I also recall that the editor of the Marion paper (Tribune?) gave me a little test to see if I could write a story. He had a vignette of breaking news which included the 5 W's of a news story -- a fire or something -- and I was to write a story from the facts given. I passed with ease and he offered me a job on the spot.
I didn't take it and ended up instead taking a job for the Franklin daily. Can't recall why I didn't choose the Marion job. (I often think about Frost's poem, "The Road Not Taken." What if I had gone to Marion instead of Franklin? What if I had stayed in Chicago in 1960 instead of returning to Hanover? What if my family and I had stayed in Columbus, Indiana in 1976? Etc.)
Anyhow, I went to work at the Franklin daily and turned in several stories on the first day and the editor was obviously impressed with my ability and that evening I volunteered to cover a meeting -- seem to recall it was volunteer firefighters. I'd started drinking about noon that day, I think, and by nine o'clock that night I was shit-faced. I walked out of that meeting and before the evening was over in the early darkness hours of the morning I'd migrated to a bar whose clientele were principally African-American and I was having a great time.

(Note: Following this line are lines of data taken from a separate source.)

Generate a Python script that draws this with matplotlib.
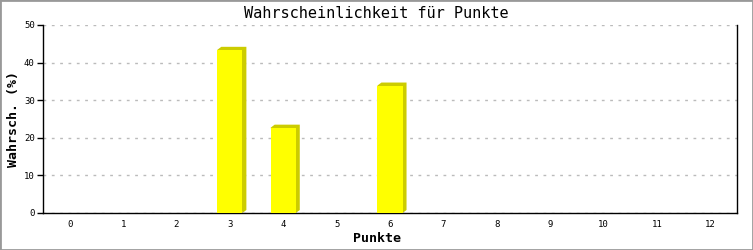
import matplotlib
matplotlib.use("Agg")
import matplotlib.pyplot as plt
from matplotlib.patches import Rectangle, Polygon

categories = list(range(13))
values = [0, 0, 0, 43.4, 22.7, 0, 33.9, 0, 0, 0, 0, 0, 0]
yticks = [0, 10, 20, 30, 40, 50]

W, H = 753, 250
fig = plt.figure(figsize=(W / 100, H / 100), dpi=100)
fig.patch.set_facecolor("white")
fig.add_artist(Rectangle((0, 0), 1, 1, transform=fig.transFigure, fill=False,
                         edgecolor="#999999", linewidth=2))

ax = fig.add_axes([43 / W, (H - 213) / H, (737 - 43) / W, (213 - 25) / H])
ax.set_xlim(-0.5, 12.5)
ax.set_ylim(0, 50)

bw = 0.47
dx = 4 / 53.4
dy = 3 / 3.76
bars = ax.bar(categories, values, width=bw, color="#ffff00", zorder=3, linewidth=0)
for b in bars:
    v = b.get_height()
    if v <= 0:
        continue
    xl = b.get_x()
    xr = xl + b.get_width()
    ax.add_patch(Polygon([(xl, v), (xl + dx, v + dy), (xr + dx, v + dy),
                          (xr + dx, dy), (xr, 0)], closed=True,
                         facecolor="#cccc00", edgecolor="none", zorder=2))

ax.set_yticks(yticks)
ax.set_xticks(categories)
ax.set_xticklabels([str(c) for c in categories])
ax.grid(axis="y", color="#bbbbbb", linestyle=(0, (2, 4)), linewidth=1, zorder=0)
ax.set_axisbelow(True)

mono = "DejaVu Sans Mono"
ax.tick_params(axis="x", length=0, pad=5, labelsize=6.5)
ax.tick_params(axis="y", length=4, direction="out", width=1, pad=2, labelsize=6.5)
for lab in ax.get_xticklabels() + ax.get_yticklabels():
    lab.set_fontfamily(mono)

ax.spines["top"].set_visible(False)
for s in ["left", "right", "bottom"]:
    ax.spines[s].set_color("black")
    ax.spines[s].set_linewidth(1)

fig.text(0.5, 1 - 13 / H, "Wahrscheinlichkeit für Punkte", ha="center", va="center",
         fontsize=11, family=mono)
fig.text(0.5, 1 - 239 / H, "Punkte", ha="center", va="center",
         fontsize=9.5, family=mono, fontweight="bold")
fig.text(14 / W, 1 - 119 / H, "Wahrsch. (%)", ha="center", va="center", rotation=90,
         fontsize=9.5, family=mono, fontweight="bold")

fig.savefig("out.png", dpi=100)
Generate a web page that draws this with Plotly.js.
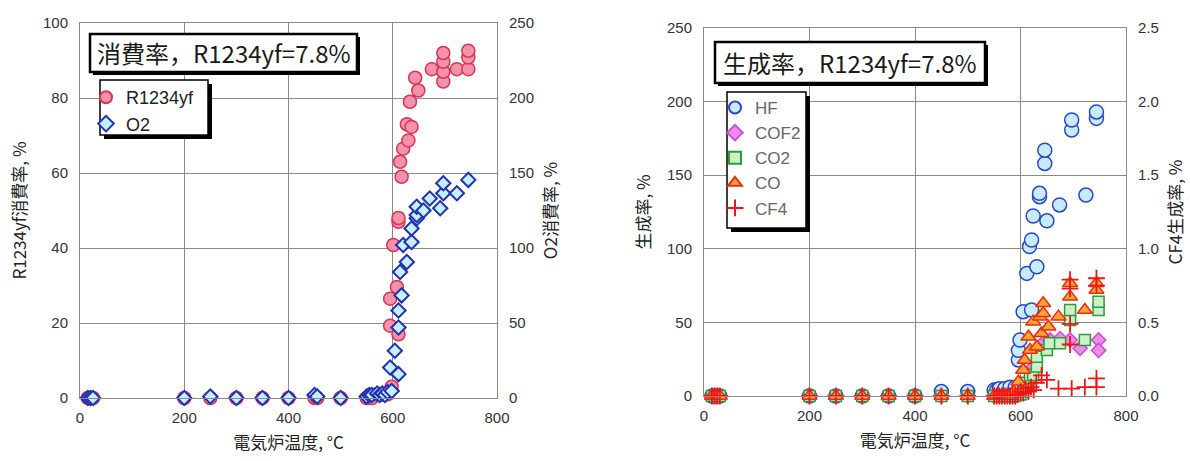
<!DOCTYPE html>
<html><head><meta charset="utf-8">
<script src="https://cdn.plot.ly/plotly-3.0.1.min.js"></script>
<style>html,body{margin:0;padding:0;background:#fff;}#chart{width:1190px;height:461px;}</style>
</head><body><div id="chart"></div>
<script>
// ---- Left chart: consumption rate ----
const r1234yfTemp = [15,20,25,200,250,300,350,400,450,455,500,550,555,560,570,580,590,598,
  595,595,601,608,611,611,611,614,617,620,627,630,633,636,643,649,675,697,697,697,697,723,745,745,745];
const r1234yfRate = [0,0,0,0,0,0,0,0,0,0,0,0,0,0,1,1,1,3,
  19.3,26.5,40.8,29.6,17,47,48,63,59,66.5,73,68.7,79,72.3,85.4,82,87.7,84.4,87,89.7,92,87.7,87.7,90.8,92.6];
const o2Temp = [15,20,25,200,250,300,350,400,450,455,500,550,555,560,570,575,580,585,590,
  598,595,611,604,611,611,617,614,627,620,636,636,646,646,646,659,671,691,697,697,723,745];
const o2Rate = [0,0,0,0,1,0,0,0,2,1,0,1,2,2,3,2,3,2,4,
  4.7,20.3,15.9,31.5,47,58.3,68.4,84,90.7,102,104,113,119.8,122,127.5,125,133,126.5,136.5,143.2,136.5,145.4];

// ---- Right chart: formation rate ----
const hfTemp = [15,20,25,30,200,250,300,350,400,450,500,550,555,560,570,580,590,
  596,596,599,605,621,612,631,617,621,624,650,636,636,674,646,646,724,697,697,744,744];
const hfRate = [0,0,0,0,0,0,0,0,0,3,3,4,4,5,5,6,6,
  24.5,31,38,57.3,58.4,83.3,87.8,101.5,106,122.3,119,135.4,137.7,129.8,158,167,136.5,180.7,187.5,188.6,193];
const cof2Temp = [15,20,25,30,200,250,300,350,400,450,500,550,560,570,580,590,
  600,610,615,625,635,643,656,675,694,713,748,748];
const cof2Rate = [0,0,0,0,0,0,0,0,0,0,0,0,0,0,0,0,
  2,5,10,20,30,36,38,39,38,32.4,38,31];
const co2Temp = [15,20,25,30,200,250,300,350,400,450,500,550,560,570,580,590,
  600,605,612,618,624,631,631,650,655,675,694,694,722,748,748];
const co2Rate = [0,0,0,0,0,0,0,0,0,0,0,0,0,0,0,0,
  1,3,9,12,14.3,20,26.7,31.2,35.8,35.8,51.6,58.4,38,58.4,64];
const coTemp = [15,20,25,30,200,250,300,350,400,450,500,550,555,560,565,570,575,580,
  587,596,605,608,618,631,615,640,624,653,637,643,643,672,694,694,722,744,744];
const coRate = [0,0,0,0,0,0,0,0,0,0,0,0,0,0,0,0,0,0,
  3,9.7,17.7,24.5,31.2,33.5,40.3,42.6,50.5,47,53.9,56.2,63,53.9,67.5,76.6,58.4,72,76.6];
const cf4Temp = [15,20,25,30,200,250,300,350,400,450,500,550,555,560,565,570,575,580,585,590,
  595,600,605,610,615,620,625,630,
  640,650,672,694,694,694,694,697,722,744,744,744,744];
const cf4Rate = [0,0,0,0,0,0,0,0,0,0,0,0,0,0,0,0,0,0,0,0,
  0.01,0.03,0.02,0.05,0.03,0.06,0.04,0.09,
  0.14,0.11,0.05,0.35,0.49,0.73,0.79,0.05,0.06,0.06,0.12,0.75,0.8];

const xTicks = [0,200,400,600,800];
const xTitle = '電気炉温度, °C';
const leftBoxText = '消費率，R1234yf=7.8%';
const rightBoxText = '生成率，R1234yf=7.8%';

// ---- layout helpers (pixel -> paper) ----
const W = 1190, H = 461, M = {l:80, r:64, t:23, b:63};
const PW = W - M.l - M.r, PH = H - M.t - M.b;
const px = x => (x - M.l) / PW;
const py = y => (H - M.b - y) / PH;

const FONT = '"Liberation Sans", Arial, "Noto Sans CJK JP", sans-serif';
const JFONT = '"Noto Sans CJK JP", "Liberation Sans", sans-serif';
const GRID = '#8a8a8a';

function mk(name, x, y, yaxis, xaxis, legend, marker) {
  return {type:'scatter', mode:'markers', name, x, y, xaxis, yaxis, legend, marker, cliponaxis:false};
}

const traces = [
  mk('R1234yf', r1234yfTemp, r1234yfRate, 'y', 'x', 'legend',
     {symbol:'circle', size:13, color:'#f492ad', line:{color:'#d83550', width:1.5}}),
  mk('O2', o2Temp, o2Rate, 'y2', 'x', 'legend',
     {symbol:'diamond', size:11, color:'#c6efff', line:{color:'#1f30b5', width:2}}),
  mk('HF', hfTemp, hfRate, 'y3', 'x2', 'legend2',
     {symbol:'circle', size:14, color:'#c8ecff', line:{color:'#2a46c8', width:1.5}}),
  mk('COF2', cof2Temp, cof2Rate, 'y3', 'x2', 'legend2',
     {symbol:'diamond', size:11, color:'#ea8ce8', line:{color:'#cf4ccf', width:1.5}}),
  mk('CO2', co2Temp, co2Rate, 'y3', 'x2', 'legend2',
     {symbol:'square', size:11, color:'#c9f2c9', line:{color:'#2f9a3c', width:1.5}}),
  mk('CO', coTemp, coRate, 'y3', 'x2', 'legend2',
     {symbol:'triangle-up', size:13, color:'#f7a630', line:{color:'#f02a12', width:1.5}}),
  mk('CF4', cf4Temp, cf4Rate, 'y4', 'x2', 'legend2',
     {symbol:'cross-thin-open', size:12, color:'#f01515', line:{color:'#f01515', width:1.8}})
];

const tickfont = {family: FONT, size: 15, color: '#333'};
const titlefont = {family: JFONT, size: 17, color: '#222'};

function xax(domain, anchor) {
  return {domain, anchor, range:[0,800], tickvals:xTicks, showgrid:true, gridcolor:GRID, gridwidth:1,
    showline:true, linecolor:GRID, linewidth:1, mirror:true, zeroline:false,
    ticks:'outside', ticklen:6, tickcolor:'rgba(0,0,0,0)', tickfont,
    title:{text:xTitle, font:{family:JFONT, size:17, color:'#222'}, standoff:12}};
}
function yax(domain, anchor, range, dtick, title, extra) {
  return Object.assign({domain, anchor, range, dtick, tick0:0, showgrid:true, gridcolor:GRID, gridwidth:1,
    showline:true, linecolor:GRID, linewidth:1, mirror:true, zeroline:false,
    ticks:'outside', ticklen:8, tickcolor:'rgba(0,0,0,0)', tickfont,
    title:{text:title, font:titlefont, standoff:12}}, extra || {});
}
function yover(over, anchor, range, dtick, title, extra) {
  return Object.assign({overlaying:over, side:'right', anchor, range, dtick, tick0:0, showgrid:false,
    showline:false, zeroline:false, ticks:'outside', ticklen:8, tickcolor:'rgba(0,0,0,0)', tickfont,
    title:{text:title, font:titlefont, standoff:12}}, extra || {});
}

const rDomX = [px(704), 1];
const rDomY = [py(396), py(28)];

function boxShapes(x0, y0, x1, y1, off, bw) {
  return [
    {type:'rect', xref:'paper', yref:'paper', layer:'above',
     x0:px(x0+off), x1:px(x1+off), y0:py(y1+off), y1:py(y0+off),
     fillcolor:'#000', line:{width:0}},
    {type:'rect', xref:'paper', yref:'paper', layer:'above',
     x0:px(x0), x1:px(x1), y0:py(y1), y1:py(y0),
     fillcolor:'#fff', line:{color:'#000', width:bw}}
  ];
}

const layout = {
  width: W, height: H, margin: M, paper_bgcolor:'#fff', plot_bgcolor:'#fff',
  font:{family: FONT},
  showlegend: true,
  xaxis: xax([0, px(497)], 'y'),
  yaxis: yax([0,1], 'x', [0,100], 20, 'R1234yf消費率, %'),
  yaxis2: yover('y', 'x', [0,250], 50, 'O2消費率, %'),
  xaxis2: xax(rDomX, 'y3'),
  yaxis3: yax(rDomY, 'x2', [0,250], 50, '生成率, %'),
  yaxis4: yover('y3', 'x2', [0,2.5], 0.5, 'CF4生成率, %', {tickformat:'.1f'}),
  legend: {x: px(86), y: py(79), xanchor:'left', yanchor:'top', bgcolor:'rgba(0,0,0,0)', borderwidth:0,
    font:{family: FONT, size:18, color:'#222'}, itemwidth:30, itemsizing:'constant', tracegroupgap:0},
  legend2: {x: px(715), y: py(90), xanchor:'left', yanchor:'top', bgcolor:'rgba(0,0,0,0)', borderwidth:0,
    font:{family: FONT, size:17, color:'#666'}, itemwidth:30, itemsizing:'constant', tracegroupgap:0},
  shapes: [].concat(
    boxShapes(90, 34, 357, 72, 3, 2.5),
    boxShapes(100, 80, 208, 135, 4, 1.5),
    boxShapes(715, 42, 985, 83, 3, 2.5),
    boxShapes(727, 92, 806, 228, 4, 1.5)
  ),
  annotations: [
    {xref:'paper', yref:'paper', x:px((90+357)/2), y:py((34+72)/2), xanchor:'center', yanchor:'middle',
     text:leftBoxText, showarrow:false, font:{family:JFONT, size:24, color:'#1a1a1a'}},
    {xref:'paper', yref:'paper', x:px((715+985)/2), y:py((42+83)/2), xanchor:'center', yanchor:'middle',
     text:rightBoxText, showarrow:false, font:{family:JFONT, size:24, color:'#1a1a1a'}}
  ]
};

Plotly.newPlot('chart', traces, layout, {displayModeBar:false, staticPlot:true});
</script>
</body></html>
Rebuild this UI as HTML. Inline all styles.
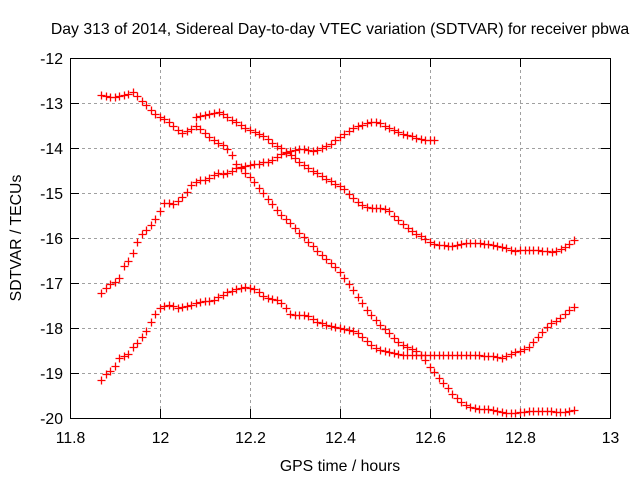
<!DOCTYPE html>
<html><head><meta charset="utf-8"><style>
body{margin:0;background:#fff}
svg{display:block;font-family:"Liberation Sans",sans-serif}
</style></head><body>
<svg id="c" width="640" height="480">
<rect width="640" height="480" fill="#fff"/>
<text x="340" y="34" font-size="15.8" text-anchor="middle">Day 313 of 2014, Sidereal Day-to-day VTEC variation (SDTVAR) for receiver pbwa</text>
<text x="340" y="471" font-size="15.8" text-anchor="middle">GPS time / hours</text>
<text transform="translate(21,238) rotate(-90)" font-size="15.8" text-anchor="middle">SDTVAR / TECUs</text>
<g id="grid"></g><g id="ticks"></g><g id="marks"></g>
<rect x="70.5" y="58.5" width="540" height="360" fill="none" stroke="#000"/>
</svg>
<script>
const xTicks=[11.8,12,12.2,12.4,12.6,12.8,13];
const xTickLabels=["11.8","12","12.2","12.4","12.6","12.8","13"];
const yTicks=[-12,-13,-14,-15,-16,-17,-18,-19,-20];
const yTickLabels=["-12","-13","-14","-15","-16","-17","-18","-19","-20"];
const step=0.01;
const startA=11.87;
const seriesA=[-12.82,-12.85,-12.87,-12.87,-12.84,-12.82,-12.79,-12.76,-12.85,-12.95,-13.05,-13.15,-13.24,-13.3,-13.36,-13.42,-13.5,-13.6,-13.67,-13.62,-13.58,-13.5,-13.58,-13.66,-13.75,-13.83,-13.88,-13.93,-14.03,-14.15,-14.35,-14.45,-14.55,-14.65,-14.76,-14.88,-15.0,-15.13,-15.25,-15.38,-15.48,-15.58,-15.66,-15.77,-15.88,-15.98,-16.08,-16.18,-16.28,-16.38,-16.47,-16.55,-16.65,-16.76,-16.9,-17.02,-17.15,-17.3,-17.45,-17.6,-17.72,-17.83,-17.93,-18.03,-18.12,-18.22,-18.3,-18.37,-18.42,-18.46,-18.5,-18.6,-18.72,-18.87,-18.98,-19.1,-19.22,-19.34,-19.46,-19.56,-19.64,-19.71,-19.76,-19.78,-19.79,-19.8,-19.81,-19.82,-19.84,-19.86,-19.88,-19.89,-19.88,-19.87,-19.86,-19.85,-19.84,-19.84,-19.84,-19.85,-19.85,-19.86,-19.87,-19.86,-19.85,-19.82];
const startB=12.08;
const seriesB=[-13.3,-13.28,-13.27,-13.24,-13.22,-13.21,-13.25,-13.3,-13.37,-13.43,-13.49,-13.55,-13.6,-13.65,-13.7,-13.74,-13.8,-13.88,-13.95,-14.01,-14.08,-14.15,-14.22,-14.3,-14.38,-14.45,-14.5,-14.55,-14.62,-14.68,-14.73,-14.8,-14.85,-14.92,-15.02,-15.12,-15.2,-15.27,-15.32,-15.34,-15.34,-15.33,-15.35,-15.4,-15.5,-15.6,-15.7,-15.78,-15.84,-15.9,-15.96,-16.03,-16.09,-16.13,-16.15,-16.16,-16.17,-16.18,-16.16,-16.14,-16.12,-16.11,-16.11,-16.12,-16.13,-16.14,-16.16,-16.18,-16.2,-16.23,-16.26,-16.28,-16.27,-16.26,-16.27,-16.27,-16.27,-16.28,-16.29,-16.3,-16.28,-16.25,-16.2,-16.13,-16.04];
const startC=11.87;
const seriesC=[-17.22,-17.1,-17.03,-16.97,-16.9,-16.62,-16.5,-16.33,-16.08,-15.92,-15.83,-15.72,-15.58,-15.4,-15.22,-15.22,-15.24,-15.17,-15.08,-14.98,-14.82,-14.76,-14.71,-14.71,-14.66,-14.6,-14.56,-14.57,-14.55,-14.5,-14.44,-14.43,-14.4,-14.38,-14.36,-14.35,-14.32,-14.3,-14.26,-14.21,-14.14,-14.1,-14.06,-14.04,-14.03,-14.03,-14.05,-14.06,-14.04,-14.0,-13.95,-13.9,-13.83,-13.76,-13.7,-13.62,-13.56,-13.52,-13.48,-13.45,-13.43,-13.42,-13.45,-13.5,-13.56,-13.61,-13.65,-13.68,-13.71,-13.74,-13.78,-13.8,-13.82,-13.83,-13.83];
const startD=11.87;
const seriesD=[-19.16,-19.03,-18.95,-18.84,-18.66,-18.62,-18.58,-18.43,-18.33,-18.2,-18.06,-17.87,-17.7,-17.56,-17.5,-17.49,-17.52,-17.55,-17.53,-17.51,-17.48,-17.45,-17.43,-17.41,-17.4,-17.37,-17.32,-17.27,-17.21,-17.17,-17.13,-17.1,-17.09,-17.1,-17.14,-17.2,-17.28,-17.33,-17.36,-17.38,-17.45,-17.55,-17.7,-17.72,-17.71,-17.71,-17.73,-17.8,-17.86,-17.9,-17.93,-17.96,-17.98,-18.0,-18.02,-18.04,-18.06,-18.12,-18.2,-18.28,-18.38,-18.45,-18.49,-18.52,-18.54,-18.56,-18.58,-18.59,-18.6,-18.6,-18.6,-18.6,-18.6,-18.6,-18.59,-18.59,-18.59,-18.6,-18.6,-18.6,-18.6,-18.6,-18.61,-18.6,-18.6,-18.62,-18.62,-18.63,-18.65,-18.67,-18.62,-18.58,-18.54,-18.5,-18.46,-18.42,-18.32,-18.2,-18.08,-17.98,-17.9,-17.84,-17.78,-17.7,-17.6,-17.53];

const NS="http://www.w3.org/2000/svg";
const X=v=>70+(v-11.8)/1.2*540;
const Y=v=>58+(-12-v)/8*360;
function mk(tag,attrs,parent){const e=document.createElementNS(NS,tag);for(const k in attrs)e.setAttribute(k,attrs[k]);parent.appendChild(e);return e;}
const grid=document.getElementById('grid'),ticks=document.getElementById('ticks'),marks=document.getElementById('marks');
xTicks.forEach((t,i)=>{
  const x=Math.round(X(t))+0.5;
  if(i>0&&i<xTicks.length-1){const g=mk('line',{x1:x,x2:x,y1:58,y2:418,stroke:'#a0a0a0','stroke-dasharray':'3,3'},grid);
  
  }
  mk('line',{x1:x,x2:x,y1:418,y2:409,stroke:'#000'},ticks);
  mk('line',{x1:x,x2:x,y1:58,y2:67,stroke:'#000'},ticks);
  const l=mk('text',{x:x,y:443,'font-size':15.8,'text-anchor':'middle'},ticks);l.textContent=xTickLabels[i];
  
  
});
yTicks.forEach((t,i)=>{
  const y=Math.round(Y(t))+0.5;
  if(i>0&&i<yTicks.length-1){const g=mk('line',{x1:70,x2:610,y1:y,y2:y,stroke:'#a0a0a0','stroke-dasharray':'3,3'},grid);
  
  }
  mk('line',{x1:70,x2:79,y1:y,y2:y,stroke:'#000'},ticks);
  mk('line',{x1:610,x2:601,y1:y,y2:y,stroke:'#000'},ticks);
  const l=mk('text',{x:63,y:y+5.5,'font-size':15.8,'text-anchor':'end'},ticks);l.textContent=yTickLabels[i];
  
  
});
function drawSeries(start,vals,name){
  const g=mk('g',{stroke:'#ff0000','stroke-width':1.3},marks);
  
  
  vals.forEach((v,i)=>{
    const x=Math.round(X(start+i*step))+0.5,y=Math.round(Y(v))+0.5;
    const p=mk('path',{d:`M${x-4},${y}H${x+4}M${x},${y-4}V${y+4}`},g);
    
    
  });
}
drawSeries(startA,seriesA,'series-a');
drawSeries(startB,seriesB,'series-b');
drawSeries(startC,seriesC,'series-c');
drawSeries(startD,seriesD,'series-d');
</script>
</body></html>
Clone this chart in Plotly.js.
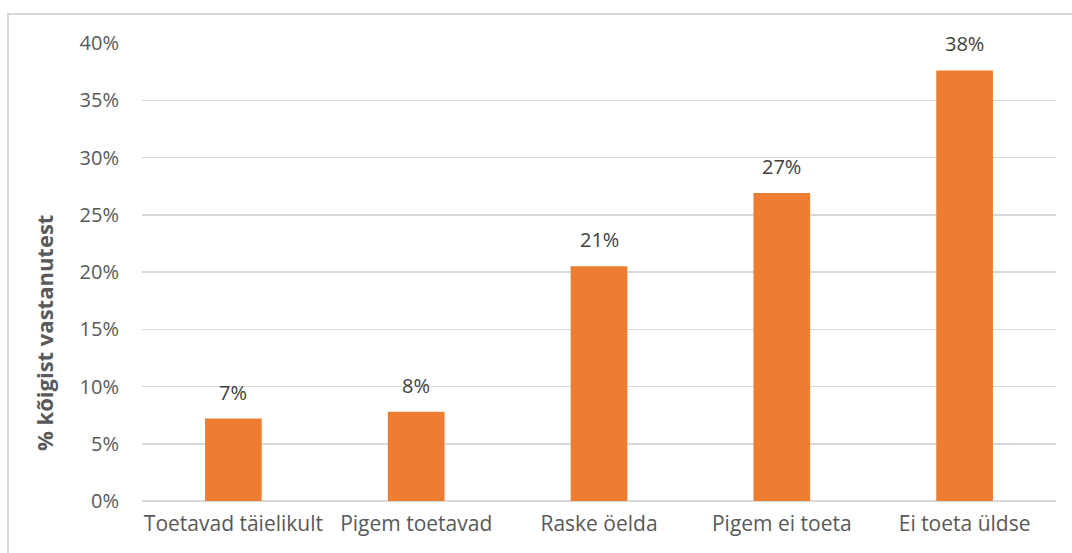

Funny thing: there I recognized a man from my hometown of Madison, a good seventy miles away from Franklin, also having a good time, but much better behaved than I, not drawing attention to himself as I almost always did in drinking situations. I knew who he was because he was a friend of Bill, my brother older by sixteen years. He happened to be Jewish, not unremarkable in Madison, the Jewish population of which was about five. This gentleman was a mensch, an admirable human being. For a definition of that word, see The Apartment starring Jack Lemmon and Shirley McLain. The physician who saves the life of Shirley's character is a mensch.
Well, I recall leaving that genteel establishment and driving to an apartment I'd rented in Franklin and getting out of my car and falling down, blotto. I'd driven the car there but was too drunk to walk.
I didn't turn in the story and was fired early the next day.
Next, I struggled to get sober and, hanging on to abstinence with white knuckles, I went to work for the LaPorte Herald-Argus. LaPorte is on the periphery of "da Region," in the same county as the Indiana State Prison (Michigan City), at that time it had an Allis-Chalmers tractor factory, and at Hudson Lake in LaPorte County, Chicago hoodlums had once come to listen to hot jazz and consort with "flappers," the hot chicks of the Prohibition era.
And the LaPorte Herald-Argus was where Ernie Pyle, the World War Two journalist had worked. Ernie wrote several books, one of them, Brave Men, about the soldiers in Europe*. Ernie was an embedded journalist, and he was killed by a Kraut* bullet. Folks told me it was quite a distinction to work for the H-A because Ernie, an authentic Indiana hero, had worked there.
I worked there for a couple of months in 1966, and then once again my alcoholism caught up with me.
* My bad: Ernie was killed by a Japanese sniper's machine gun on Okinawa (where the Marines staged raising a flag** -- they also fought bravely and bloodily -- not knocking their valor in that just war, just their being so goddamn stagey. When I was a dogface for that short while, I remember Sarge Delaney saying that the Army had 11 men to a squad instead of 12, like the Marines. Eleven to fight and one to take pictures). I thought the movie in which Burgess Meredith ("The Penguin" in TV's Batman and spokesman for the Honda Accord and Sargento Cheese and -- oh yes! -- a very fine "George" to Lon Chaney's "Lenny" in Steinbeck's Of Mice and Men) played Ernie, from Dana, Indiana (west of Nap Town on 36 in Vermillion County, near the Illinois line) was set in the ETO rather than the PTO (European and Pacific Theater of Operations, respectively). It probably was, considering how Hollywood in the forties played so fast and loose with the facts. C'mon! Bogie as Roy "Mad Dog" Earle with that Manhattan accent from INDIANA in High Sierra? Do you want to sell me a bridge in Brooklyn? Bogie probably never set a foot in Indiana in his entire life. (If anybody knows different, please disabuse me.)
**My second bad of which I'm aware in this post: the immortal photo of the Marines raising the flag from World War II was on the island of Iwo Jima -- not Okinawa.